• [DATASET CONTENT]
+++++
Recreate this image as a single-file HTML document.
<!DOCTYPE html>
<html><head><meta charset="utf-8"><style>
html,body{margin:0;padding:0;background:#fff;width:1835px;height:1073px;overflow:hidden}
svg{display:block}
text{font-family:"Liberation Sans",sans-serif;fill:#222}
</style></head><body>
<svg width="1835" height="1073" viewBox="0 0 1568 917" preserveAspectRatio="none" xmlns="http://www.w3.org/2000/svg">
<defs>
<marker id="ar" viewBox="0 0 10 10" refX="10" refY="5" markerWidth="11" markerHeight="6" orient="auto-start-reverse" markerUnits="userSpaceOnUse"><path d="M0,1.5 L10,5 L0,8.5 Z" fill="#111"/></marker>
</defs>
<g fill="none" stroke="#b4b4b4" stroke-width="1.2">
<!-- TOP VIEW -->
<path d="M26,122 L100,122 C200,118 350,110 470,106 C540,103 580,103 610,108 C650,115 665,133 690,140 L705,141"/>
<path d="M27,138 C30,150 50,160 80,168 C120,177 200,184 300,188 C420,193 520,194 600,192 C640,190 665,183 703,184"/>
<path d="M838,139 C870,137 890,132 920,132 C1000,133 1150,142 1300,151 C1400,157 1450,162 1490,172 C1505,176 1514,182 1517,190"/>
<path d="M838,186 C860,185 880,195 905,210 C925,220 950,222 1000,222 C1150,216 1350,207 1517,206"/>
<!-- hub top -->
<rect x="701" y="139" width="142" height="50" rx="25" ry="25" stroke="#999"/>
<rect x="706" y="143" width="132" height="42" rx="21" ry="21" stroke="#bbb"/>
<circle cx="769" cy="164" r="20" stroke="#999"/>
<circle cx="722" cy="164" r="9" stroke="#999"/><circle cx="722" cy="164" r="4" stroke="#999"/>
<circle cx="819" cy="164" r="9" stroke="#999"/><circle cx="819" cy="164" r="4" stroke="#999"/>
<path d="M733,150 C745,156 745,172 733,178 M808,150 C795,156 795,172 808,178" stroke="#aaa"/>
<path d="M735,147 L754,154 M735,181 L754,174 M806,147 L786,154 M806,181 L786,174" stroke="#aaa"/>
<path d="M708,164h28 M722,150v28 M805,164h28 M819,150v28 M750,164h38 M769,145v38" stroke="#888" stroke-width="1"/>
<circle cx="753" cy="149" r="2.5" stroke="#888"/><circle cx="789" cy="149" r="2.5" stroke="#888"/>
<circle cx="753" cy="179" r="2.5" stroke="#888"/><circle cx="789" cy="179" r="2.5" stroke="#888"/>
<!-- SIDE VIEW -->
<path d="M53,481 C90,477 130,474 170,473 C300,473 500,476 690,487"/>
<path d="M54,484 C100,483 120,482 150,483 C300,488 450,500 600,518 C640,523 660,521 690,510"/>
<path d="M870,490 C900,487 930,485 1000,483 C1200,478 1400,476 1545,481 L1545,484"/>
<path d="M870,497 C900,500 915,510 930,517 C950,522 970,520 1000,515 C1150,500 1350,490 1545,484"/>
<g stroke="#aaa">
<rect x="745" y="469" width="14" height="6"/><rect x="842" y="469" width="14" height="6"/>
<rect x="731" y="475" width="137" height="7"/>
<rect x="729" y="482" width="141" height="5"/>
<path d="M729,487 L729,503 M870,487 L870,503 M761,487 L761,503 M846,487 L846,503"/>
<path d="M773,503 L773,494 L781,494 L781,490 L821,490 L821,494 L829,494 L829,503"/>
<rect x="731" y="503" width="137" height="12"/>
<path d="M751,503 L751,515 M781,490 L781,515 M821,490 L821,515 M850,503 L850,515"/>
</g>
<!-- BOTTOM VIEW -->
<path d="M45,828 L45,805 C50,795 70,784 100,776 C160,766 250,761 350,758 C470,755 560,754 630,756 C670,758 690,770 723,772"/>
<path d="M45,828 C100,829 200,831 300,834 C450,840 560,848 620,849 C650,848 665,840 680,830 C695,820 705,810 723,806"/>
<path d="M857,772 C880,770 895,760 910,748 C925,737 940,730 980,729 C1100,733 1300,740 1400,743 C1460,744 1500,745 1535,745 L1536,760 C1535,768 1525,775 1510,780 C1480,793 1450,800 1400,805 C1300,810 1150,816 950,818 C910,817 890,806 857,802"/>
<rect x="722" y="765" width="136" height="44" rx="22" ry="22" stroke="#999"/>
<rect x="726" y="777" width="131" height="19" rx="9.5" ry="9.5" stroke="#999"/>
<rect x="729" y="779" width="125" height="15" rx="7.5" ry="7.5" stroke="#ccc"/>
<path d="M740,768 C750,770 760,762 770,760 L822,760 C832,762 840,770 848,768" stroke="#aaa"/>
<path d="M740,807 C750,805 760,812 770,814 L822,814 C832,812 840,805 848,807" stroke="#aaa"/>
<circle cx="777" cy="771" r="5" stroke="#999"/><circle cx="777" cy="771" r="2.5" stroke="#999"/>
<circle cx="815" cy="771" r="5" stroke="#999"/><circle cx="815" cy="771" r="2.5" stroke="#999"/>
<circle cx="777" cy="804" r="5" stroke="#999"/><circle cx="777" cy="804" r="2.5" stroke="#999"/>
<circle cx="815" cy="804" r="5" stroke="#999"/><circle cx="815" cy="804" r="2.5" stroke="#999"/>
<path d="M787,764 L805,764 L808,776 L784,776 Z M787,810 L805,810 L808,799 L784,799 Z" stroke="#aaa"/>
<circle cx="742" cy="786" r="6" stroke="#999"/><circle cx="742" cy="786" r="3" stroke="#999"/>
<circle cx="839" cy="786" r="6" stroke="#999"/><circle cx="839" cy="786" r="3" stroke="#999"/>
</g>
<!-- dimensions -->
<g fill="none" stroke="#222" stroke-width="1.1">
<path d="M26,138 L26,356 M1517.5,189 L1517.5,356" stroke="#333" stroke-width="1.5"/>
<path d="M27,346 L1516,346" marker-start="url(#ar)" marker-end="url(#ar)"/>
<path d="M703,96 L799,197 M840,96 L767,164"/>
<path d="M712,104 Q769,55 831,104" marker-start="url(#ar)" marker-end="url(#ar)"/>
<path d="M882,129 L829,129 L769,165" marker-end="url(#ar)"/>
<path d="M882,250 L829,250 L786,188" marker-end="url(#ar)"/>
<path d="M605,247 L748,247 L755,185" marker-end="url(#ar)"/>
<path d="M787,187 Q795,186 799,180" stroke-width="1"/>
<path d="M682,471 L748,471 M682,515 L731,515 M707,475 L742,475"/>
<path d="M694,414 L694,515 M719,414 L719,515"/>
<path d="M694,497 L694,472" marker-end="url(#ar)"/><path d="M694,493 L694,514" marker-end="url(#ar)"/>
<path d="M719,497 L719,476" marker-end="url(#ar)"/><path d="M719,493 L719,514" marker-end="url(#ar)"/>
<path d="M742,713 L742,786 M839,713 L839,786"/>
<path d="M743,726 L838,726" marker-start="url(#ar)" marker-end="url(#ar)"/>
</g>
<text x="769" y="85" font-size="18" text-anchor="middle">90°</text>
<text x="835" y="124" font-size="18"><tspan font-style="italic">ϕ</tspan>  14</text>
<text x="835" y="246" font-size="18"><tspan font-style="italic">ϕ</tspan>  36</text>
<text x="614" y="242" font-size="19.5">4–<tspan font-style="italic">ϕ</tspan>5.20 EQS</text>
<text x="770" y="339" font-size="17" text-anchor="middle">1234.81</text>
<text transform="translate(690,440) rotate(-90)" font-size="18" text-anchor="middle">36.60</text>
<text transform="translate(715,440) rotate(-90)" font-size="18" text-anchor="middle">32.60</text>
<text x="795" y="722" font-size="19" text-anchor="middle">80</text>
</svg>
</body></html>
+++++
• [SET TASK] Extract all of the data above and output it character for character.

• [REPLY]
Recreate this image as a single-file HTML document.
<!DOCTYPE html>
<html><head><meta charset="utf-8"><style>
html,body{margin:0;padding:0;background:#fff;width:1835px;height:1073px;overflow:hidden}
svg{display:block}
text{font-family:"Liberation Sans",sans-serif;fill:#222}
</style></head><body>
<svg width="1835" height="1073" viewBox="0 0 1568 917" preserveAspectRatio="none" xmlns="http://www.w3.org/2000/svg">
<defs>
<marker id="ar" viewBox="0 0 10 10" refX="10" refY="5" markerWidth="11" markerHeight="6" orient="auto-start-reverse" markerUnits="userSpaceOnUse"><path d="M0,1.5 L10,5 L0,8.5 Z" fill="#111"/></marker>
</defs>
<g fill="none" stroke="#b4b4b4" stroke-width="1.2">
<!-- TOP VIEW -->
<path d="M26,122 L100,122 C200,118 350,110 470,106 C540,103 580,103 610,108 C650,115 665,133 690,140 L705,141"/>
<path d="M27,138 C30,150 50,160 80,168 C120,177 200,184 300,188 C420,193 520,194 600,192 C640,190 665,183 703,184"/>
<path d="M838,139 C870,137 890,132 920,132 C1000,133 1150,142 1300,151 C1400,157 1450,162 1490,172 C1505,176 1514,182 1517,190"/>
<path d="M838,186 C860,185 880,195 905,210 C925,220 950,222 1000,222 C1150,216 1350,207 1517,206"/>
<!-- hub top -->
<rect x="701" y="139" width="142" height="50" rx="25" ry="25" stroke="#999"/>
<rect x="706" y="143" width="132" height="42" rx="21" ry="21" stroke="#bbb"/>
<circle cx="769" cy="164" r="20" stroke="#999"/>
<circle cx="722" cy="164" r="9" stroke="#999"/><circle cx="722" cy="164" r="4" stroke="#999"/>
<circle cx="819" cy="164" r="9" stroke="#999"/><circle cx="819" cy="164" r="4" stroke="#999"/>
<path d="M733,150 C745,156 745,172 733,178 M808,150 C795,156 795,172 808,178" stroke="#aaa"/>
<path d="M735,147 L754,154 M735,181 L754,174 M806,147 L786,154 M806,181 L786,174" stroke="#aaa"/>
<path d="M708,164h28 M722,150v28 M805,164h28 M819,150v28 M750,164h38 M769,145v38" stroke="#888" stroke-width="1"/>
<circle cx="753" cy="149" r="2.5" stroke="#888"/><circle cx="789" cy="149" r="2.5" stroke="#888"/>
<circle cx="753" cy="179" r="2.5" stroke="#888"/><circle cx="789" cy="179" r="2.5" stroke="#888"/>
<!-- SIDE VIEW -->
<path d="M53,481 C90,477 130,474 170,473 C300,473 500,476 690,487"/>
<path d="M54,484 C100,483 120,482 150,483 C300,488 450,500 600,518 C640,523 660,521 690,510"/>
<path d="M870,490 C900,487 930,485 1000,483 C1200,478 1400,476 1545,481 L1545,484"/>
<path d="M870,497 C900,500 915,510 930,517 C950,522 970,520 1000,515 C1150,500 1350,490 1545,484"/>
<g stroke="#aaa">
<rect x="745" y="469" width="14" height="6"/><rect x="842" y="469" width="14" height="6"/>
<rect x="731" y="475" width="137" height="7"/>
<rect x="729" y="482" width="141" height="5"/>
<path d="M729,487 L729,503 M870,487 L870,503 M761,487 L761,503 M846,487 L846,503"/>
<path d="M773,503 L773,494 L781,494 L781,490 L821,490 L821,494 L829,494 L829,503"/>
<rect x="731" y="503" width="137" height="12"/>
<path d="M751,503 L751,515 M781,490 L781,515 M821,490 L821,515 M850,503 L850,515"/>
</g>
<!-- BOTTOM VIEW -->
<path d="M45,828 L45,805 C50,795 70,784 100,776 C160,766 250,761 350,758 C470,755 560,754 630,756 C670,758 690,770 723,772"/>
<path d="M45,828 C100,829 200,831 300,834 C450,840 560,848 620,849 C650,848 665,840 680,830 C695,820 705,810 723,806"/>
<path d="M857,772 C880,770 895,760 910,748 C925,737 940,730 980,729 C1100,733 1300,740 1400,743 C1460,744 1500,745 1535,745 L1536,760 C1535,768 1525,775 1510,780 C1480,793 1450,800 1400,805 C1300,810 1150,816 950,818 C910,817 890,806 857,802"/>
<rect x="722" y="765" width="136" height="44" rx="22" ry="22" stroke="#999"/>
<rect x="726" y="777" width="131" height="19" rx="9.5" ry="9.5" stroke="#999"/>
<rect x="729" y="779" width="125" height="15" rx="7.5" ry="7.5" stroke="#ccc"/>
<path d="M740,768 C750,770 760,762 770,760 L822,760 C832,762 840,770 848,768" stroke="#aaa"/>
<path d="M740,807 C750,805 760,812 770,814 L822,814 C832,812 840,805 848,807" stroke="#aaa"/>
<circle cx="777" cy="771" r="5" stroke="#999"/><circle cx="777" cy="771" r="2.5" stroke="#999"/>
<circle cx="815" cy="771" r="5" stroke="#999"/><circle cx="815" cy="771" r="2.5" stroke="#999"/>
<circle cx="777" cy="804" r="5" stroke="#999"/><circle cx="777" cy="804" r="2.5" stroke="#999"/>
<circle cx="815" cy="804" r="5" stroke="#999"/><circle cx="815" cy="804" r="2.5" stroke="#999"/>
<path d="M787,764 L805,764 L808,776 L784,776 Z M787,810 L805,810 L808,799 L784,799 Z" stroke="#aaa"/>
<circle cx="742" cy="786" r="6" stroke="#999"/><circle cx="742" cy="786" r="3" stroke="#999"/>
<circle cx="839" cy="786" r="6" stroke="#999"/><circle cx="839" cy="786" r="3" stroke="#999"/>
</g>
<!-- dimensions -->
<g fill="none" stroke="#222" stroke-width="1.1">
<path d="M26,138 L26,356 M1517.5,189 L1517.5,356" stroke="#333" stroke-width="1.5"/>
<path d="M27,346 L1516,346" marker-start="url(#ar)" marker-end="url(#ar)"/>
<path d="M703,96 L799,197 M840,96 L767,164"/>
<path d="M712,104 Q769,55 831,104" marker-start="url(#ar)" marker-end="url(#ar)"/>
<path d="M882,129 L829,129 L769,165" marker-end="url(#ar)"/>
<path d="M882,250 L829,250 L786,188" marker-end="url(#ar)"/>
<path d="M605,247 L748,247 L755,185" marker-end="url(#ar)"/>
<path d="M787,187 Q795,186 799,180" stroke-width="1"/>
<path d="M682,471 L748,471 M682,515 L731,515 M707,475 L742,475"/>
<path d="M694,414 L694,515 M719,414 L719,515"/>
<path d="M694,497 L694,472" marker-end="url(#ar)"/><path d="M694,493 L694,514" marker-end="url(#ar)"/>
<path d="M719,497 L719,476" marker-end="url(#ar)"/><path d="M719,493 L719,514" marker-end="url(#ar)"/>
<path d="M742,713 L742,786 M839,713 L839,786"/>
<path d="M743,726 L838,726" marker-start="url(#ar)" marker-end="url(#ar)"/>
</g>
<text x="769" y="85" font-size="18" text-anchor="middle">90°</text>
<text x="835" y="124" font-size="18"><tspan font-style="italic">ϕ</tspan>  14</text>
<text x="835" y="246" font-size="18"><tspan font-style="italic">ϕ</tspan>  36</text>
<text x="614" y="242" font-size="19.5">4–<tspan font-style="italic">ϕ</tspan>5.20 EQS</text>
<text x="770" y="339" font-size="17" text-anchor="middle">1234.81</text>
<text transform="translate(690,440) rotate(-90)" font-size="18" text-anchor="middle">36.60</text>
<text transform="translate(715,440) rotate(-90)" font-size="18" text-anchor="middle">32.60</text>
<text x="795" y="722" font-size="19" text-anchor="middle">80</text>
</svg>
</body></html>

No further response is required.